» **Data lines**:
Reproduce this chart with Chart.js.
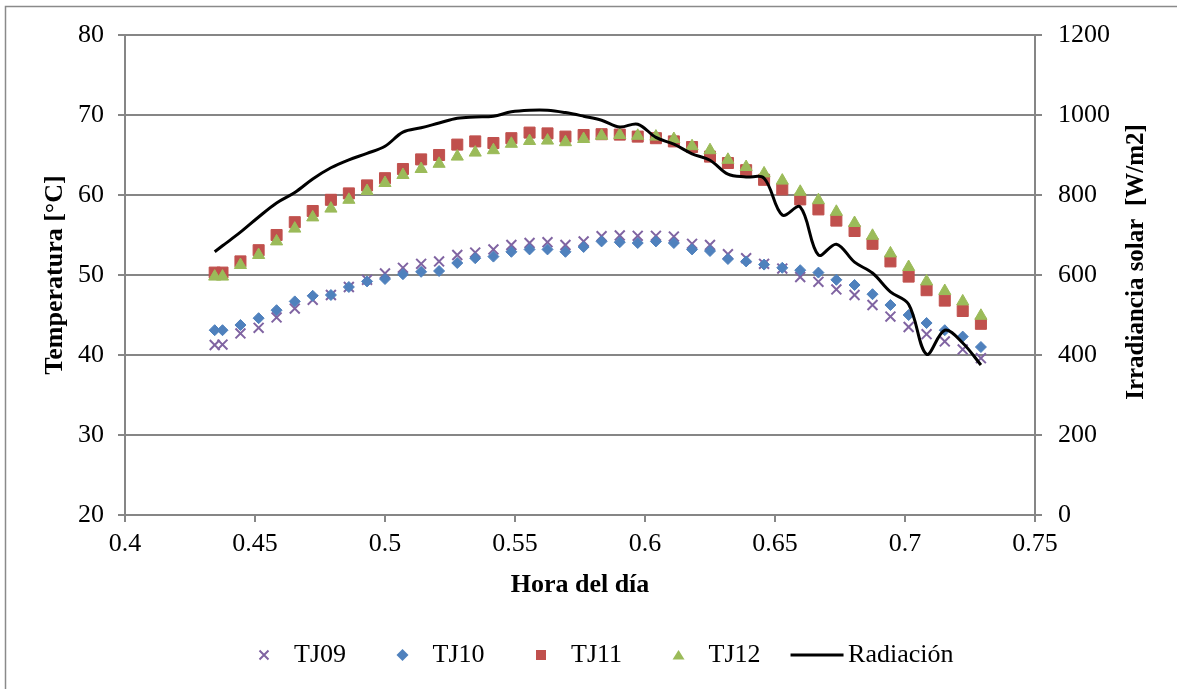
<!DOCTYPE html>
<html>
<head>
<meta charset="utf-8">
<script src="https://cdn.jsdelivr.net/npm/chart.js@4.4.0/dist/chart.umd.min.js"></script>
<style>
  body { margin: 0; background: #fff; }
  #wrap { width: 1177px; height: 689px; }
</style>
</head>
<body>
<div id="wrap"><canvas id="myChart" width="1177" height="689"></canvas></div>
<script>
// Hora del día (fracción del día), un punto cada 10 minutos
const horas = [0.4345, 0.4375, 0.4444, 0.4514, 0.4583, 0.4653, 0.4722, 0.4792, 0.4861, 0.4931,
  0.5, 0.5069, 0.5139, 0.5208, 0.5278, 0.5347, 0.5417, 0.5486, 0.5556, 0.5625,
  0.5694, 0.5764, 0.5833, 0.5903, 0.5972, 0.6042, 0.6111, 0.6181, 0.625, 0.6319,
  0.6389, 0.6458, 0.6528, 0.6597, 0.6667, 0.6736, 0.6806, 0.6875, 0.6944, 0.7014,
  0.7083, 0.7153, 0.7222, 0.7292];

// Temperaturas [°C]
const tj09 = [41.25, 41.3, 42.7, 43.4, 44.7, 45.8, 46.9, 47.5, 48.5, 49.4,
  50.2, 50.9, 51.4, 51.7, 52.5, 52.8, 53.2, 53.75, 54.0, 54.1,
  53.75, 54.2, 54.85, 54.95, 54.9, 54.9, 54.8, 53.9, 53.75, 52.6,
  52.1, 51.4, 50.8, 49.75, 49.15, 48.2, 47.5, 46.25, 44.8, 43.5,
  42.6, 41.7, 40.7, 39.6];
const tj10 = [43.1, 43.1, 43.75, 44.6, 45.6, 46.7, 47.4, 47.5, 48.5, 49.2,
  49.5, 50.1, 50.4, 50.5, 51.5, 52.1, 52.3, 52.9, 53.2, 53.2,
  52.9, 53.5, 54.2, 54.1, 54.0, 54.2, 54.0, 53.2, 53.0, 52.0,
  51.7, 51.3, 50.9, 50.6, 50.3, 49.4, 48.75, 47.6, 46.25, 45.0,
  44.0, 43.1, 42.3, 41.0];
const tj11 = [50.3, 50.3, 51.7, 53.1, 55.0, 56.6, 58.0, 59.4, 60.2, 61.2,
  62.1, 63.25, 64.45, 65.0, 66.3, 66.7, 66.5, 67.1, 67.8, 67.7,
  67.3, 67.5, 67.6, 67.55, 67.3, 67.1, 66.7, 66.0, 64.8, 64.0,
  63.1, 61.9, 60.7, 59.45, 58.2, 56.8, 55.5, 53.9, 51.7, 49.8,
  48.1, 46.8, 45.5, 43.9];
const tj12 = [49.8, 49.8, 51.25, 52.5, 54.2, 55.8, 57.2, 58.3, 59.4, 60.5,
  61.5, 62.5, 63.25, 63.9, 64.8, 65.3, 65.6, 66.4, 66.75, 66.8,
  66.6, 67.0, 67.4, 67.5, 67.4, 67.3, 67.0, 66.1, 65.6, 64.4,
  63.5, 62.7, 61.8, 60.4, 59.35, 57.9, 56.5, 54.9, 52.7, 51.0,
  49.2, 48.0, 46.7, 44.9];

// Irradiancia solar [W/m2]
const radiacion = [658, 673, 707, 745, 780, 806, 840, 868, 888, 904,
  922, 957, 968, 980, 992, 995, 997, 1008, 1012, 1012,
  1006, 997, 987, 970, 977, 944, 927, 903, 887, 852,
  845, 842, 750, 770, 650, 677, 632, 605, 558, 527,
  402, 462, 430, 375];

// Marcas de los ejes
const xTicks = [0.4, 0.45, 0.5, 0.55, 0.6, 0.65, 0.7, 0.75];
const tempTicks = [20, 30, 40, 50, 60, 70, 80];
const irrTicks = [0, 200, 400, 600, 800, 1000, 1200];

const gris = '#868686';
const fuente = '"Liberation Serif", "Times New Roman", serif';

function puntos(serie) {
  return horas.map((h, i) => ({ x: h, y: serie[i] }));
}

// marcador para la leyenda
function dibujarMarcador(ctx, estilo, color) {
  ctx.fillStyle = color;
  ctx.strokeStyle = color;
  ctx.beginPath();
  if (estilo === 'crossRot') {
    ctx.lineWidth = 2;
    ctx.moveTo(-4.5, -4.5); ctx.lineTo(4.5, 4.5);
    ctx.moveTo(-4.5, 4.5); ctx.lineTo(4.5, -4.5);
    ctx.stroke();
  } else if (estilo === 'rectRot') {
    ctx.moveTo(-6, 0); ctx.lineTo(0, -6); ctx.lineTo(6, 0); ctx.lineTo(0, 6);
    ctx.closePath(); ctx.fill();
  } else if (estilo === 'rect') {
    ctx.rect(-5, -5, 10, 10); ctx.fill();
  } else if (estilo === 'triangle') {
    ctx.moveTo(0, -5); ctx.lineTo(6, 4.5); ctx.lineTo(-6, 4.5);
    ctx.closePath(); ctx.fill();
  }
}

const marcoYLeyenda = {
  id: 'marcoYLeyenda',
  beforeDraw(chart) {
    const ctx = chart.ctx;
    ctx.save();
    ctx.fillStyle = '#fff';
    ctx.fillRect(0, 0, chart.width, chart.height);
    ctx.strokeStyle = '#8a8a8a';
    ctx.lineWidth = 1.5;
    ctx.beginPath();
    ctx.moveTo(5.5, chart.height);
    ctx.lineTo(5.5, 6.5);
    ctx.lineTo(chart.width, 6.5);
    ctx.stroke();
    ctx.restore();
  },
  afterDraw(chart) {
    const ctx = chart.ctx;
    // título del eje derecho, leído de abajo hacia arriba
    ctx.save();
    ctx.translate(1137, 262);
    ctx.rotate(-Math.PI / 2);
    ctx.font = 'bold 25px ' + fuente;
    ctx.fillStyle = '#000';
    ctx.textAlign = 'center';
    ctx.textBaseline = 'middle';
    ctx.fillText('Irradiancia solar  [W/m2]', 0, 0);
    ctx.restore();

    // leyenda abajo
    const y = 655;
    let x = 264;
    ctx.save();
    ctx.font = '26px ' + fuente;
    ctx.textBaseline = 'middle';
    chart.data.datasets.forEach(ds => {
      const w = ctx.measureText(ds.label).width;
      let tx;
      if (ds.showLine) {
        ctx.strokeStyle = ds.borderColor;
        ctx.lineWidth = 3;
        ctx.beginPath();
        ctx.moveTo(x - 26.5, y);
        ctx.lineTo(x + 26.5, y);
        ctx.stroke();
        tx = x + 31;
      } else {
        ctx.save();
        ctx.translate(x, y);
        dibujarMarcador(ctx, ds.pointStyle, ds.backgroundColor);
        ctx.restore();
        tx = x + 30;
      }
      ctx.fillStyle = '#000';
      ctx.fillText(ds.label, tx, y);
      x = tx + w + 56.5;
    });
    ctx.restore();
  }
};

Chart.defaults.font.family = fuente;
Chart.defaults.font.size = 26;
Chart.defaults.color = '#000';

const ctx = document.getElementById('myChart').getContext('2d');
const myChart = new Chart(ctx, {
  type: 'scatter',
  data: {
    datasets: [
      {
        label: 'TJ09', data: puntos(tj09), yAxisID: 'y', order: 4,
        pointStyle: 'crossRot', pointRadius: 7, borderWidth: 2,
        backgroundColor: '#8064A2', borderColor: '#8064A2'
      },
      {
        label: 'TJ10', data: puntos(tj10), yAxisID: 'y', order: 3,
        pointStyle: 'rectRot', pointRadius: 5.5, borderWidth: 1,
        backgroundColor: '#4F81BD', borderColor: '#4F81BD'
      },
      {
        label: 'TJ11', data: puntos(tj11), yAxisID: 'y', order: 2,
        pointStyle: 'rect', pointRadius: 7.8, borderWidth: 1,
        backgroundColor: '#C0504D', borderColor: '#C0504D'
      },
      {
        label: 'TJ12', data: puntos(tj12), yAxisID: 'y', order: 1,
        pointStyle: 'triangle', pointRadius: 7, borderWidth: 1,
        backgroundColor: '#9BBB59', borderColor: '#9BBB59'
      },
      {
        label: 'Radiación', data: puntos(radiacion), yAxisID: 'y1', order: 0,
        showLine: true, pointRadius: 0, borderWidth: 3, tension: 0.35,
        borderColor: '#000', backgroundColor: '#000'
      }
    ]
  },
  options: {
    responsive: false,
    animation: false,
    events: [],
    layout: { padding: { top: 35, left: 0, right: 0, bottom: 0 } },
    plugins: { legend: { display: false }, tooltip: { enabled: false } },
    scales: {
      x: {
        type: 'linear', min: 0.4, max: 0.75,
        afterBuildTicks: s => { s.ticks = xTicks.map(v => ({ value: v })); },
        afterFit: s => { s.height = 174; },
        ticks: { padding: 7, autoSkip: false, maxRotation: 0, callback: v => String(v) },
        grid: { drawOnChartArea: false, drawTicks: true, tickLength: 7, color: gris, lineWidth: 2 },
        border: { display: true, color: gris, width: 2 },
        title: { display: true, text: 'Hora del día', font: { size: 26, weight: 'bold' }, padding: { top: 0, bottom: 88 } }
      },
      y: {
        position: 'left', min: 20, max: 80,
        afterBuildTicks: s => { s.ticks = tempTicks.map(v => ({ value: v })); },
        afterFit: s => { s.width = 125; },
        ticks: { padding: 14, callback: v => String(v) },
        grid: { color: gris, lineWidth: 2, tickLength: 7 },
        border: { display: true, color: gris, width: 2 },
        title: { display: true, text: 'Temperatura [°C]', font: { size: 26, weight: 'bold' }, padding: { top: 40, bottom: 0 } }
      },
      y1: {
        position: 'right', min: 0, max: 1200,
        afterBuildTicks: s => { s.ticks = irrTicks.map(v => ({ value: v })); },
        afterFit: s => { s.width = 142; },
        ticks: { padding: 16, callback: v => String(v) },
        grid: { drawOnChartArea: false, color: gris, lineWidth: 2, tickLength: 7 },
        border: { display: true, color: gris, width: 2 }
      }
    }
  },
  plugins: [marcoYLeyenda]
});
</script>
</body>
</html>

» **Exercise aim**: Write out the lines from the start of the material to the line with "49.2, 48.0, 46.7, 44.9];", inclusive and exactly. Skip the pictures.

» **Solution below**:
Reproduce this chart with Chart.js.
<!DOCTYPE html>
<html>
<head>
<meta charset="utf-8">
<script src="https://cdn.jsdelivr.net/npm/chart.js@4.4.0/dist/chart.umd.min.js"></script>
<style>
  body { margin: 0; background: #fff; }
  #wrap { width: 1177px; height: 689px; }
</style>
</head>
<body>
<div id="wrap"><canvas id="myChart" width="1177" height="689"></canvas></div>
<script>
// Hora del día (fracción del día), un punto cada 10 minutos
const horas = [0.4345, 0.4375, 0.4444, 0.4514, 0.4583, 0.4653, 0.4722, 0.4792, 0.4861, 0.4931,
  0.5, 0.5069, 0.5139, 0.5208, 0.5278, 0.5347, 0.5417, 0.5486, 0.5556, 0.5625,
  0.5694, 0.5764, 0.5833, 0.5903, 0.5972, 0.6042, 0.6111, 0.6181, 0.625, 0.6319,
  0.6389, 0.6458, 0.6528, 0.6597, 0.6667, 0.6736, 0.6806, 0.6875, 0.6944, 0.7014,
  0.7083, 0.7153, 0.7222, 0.7292];

// Temperaturas [°C]
const tj09 = [41.25, 41.3, 42.7, 43.4, 44.7, 45.8, 46.9, 47.5, 48.5, 49.4,
  50.2, 50.9, 51.4, 51.7, 52.5, 52.8, 53.2, 53.75, 54.0, 54.1,
  53.75, 54.2, 54.85, 54.95, 54.9, 54.9, 54.8, 53.9, 53.75, 52.6,
  52.1, 51.4, 50.8, 49.75, 49.15, 48.2, 47.5, 46.25, 44.8, 43.5,
  42.6, 41.7, 40.7, 39.6];
const tj10 = [43.1, 43.1, 43.75, 44.6, 45.6, 46.7, 47.4, 47.5, 48.5, 49.2,
  49.5, 50.1, 50.4, 50.5, 51.5, 52.1, 52.3, 52.9, 53.2, 53.2,
  52.9, 53.5, 54.2, 54.1, 54.0, 54.2, 54.0, 53.2, 53.0, 52.0,
  51.7, 51.3, 50.9, 50.6, 50.3, 49.4, 48.75, 47.6, 46.25, 45.0,
  44.0, 43.1, 42.3, 41.0];
const tj11 = [50.3, 50.3, 51.7, 53.1, 55.0, 56.6, 58.0, 59.4, 60.2, 61.2,
  62.1, 63.25, 64.45, 65.0, 66.3, 66.7, 66.5, 67.1, 67.8, 67.7,
  67.3, 67.5, 67.6, 67.55, 67.3, 67.1, 66.7, 66.0, 64.8, 64.0,
  63.1, 61.9, 60.7, 59.45, 58.2, 56.8, 55.5, 53.9, 51.7, 49.8,
  48.1, 46.8, 45.5, 43.9];
const tj12 = [49.8, 49.8, 51.25, 52.5, 54.2, 55.8, 57.2, 58.3, 59.4, 60.5,
  61.5, 62.5, 63.25, 63.9, 64.8, 65.3, 65.6, 66.4, 66.75, 66.8,
  66.6, 67.0, 67.4, 67.5, 67.4, 67.3, 67.0, 66.1, 65.6, 64.4,
  63.5, 62.7, 61.8, 60.4, 59.35, 57.9, 56.5, 54.9, 52.7, 51.0,
  49.2, 48.0, 46.7, 44.9];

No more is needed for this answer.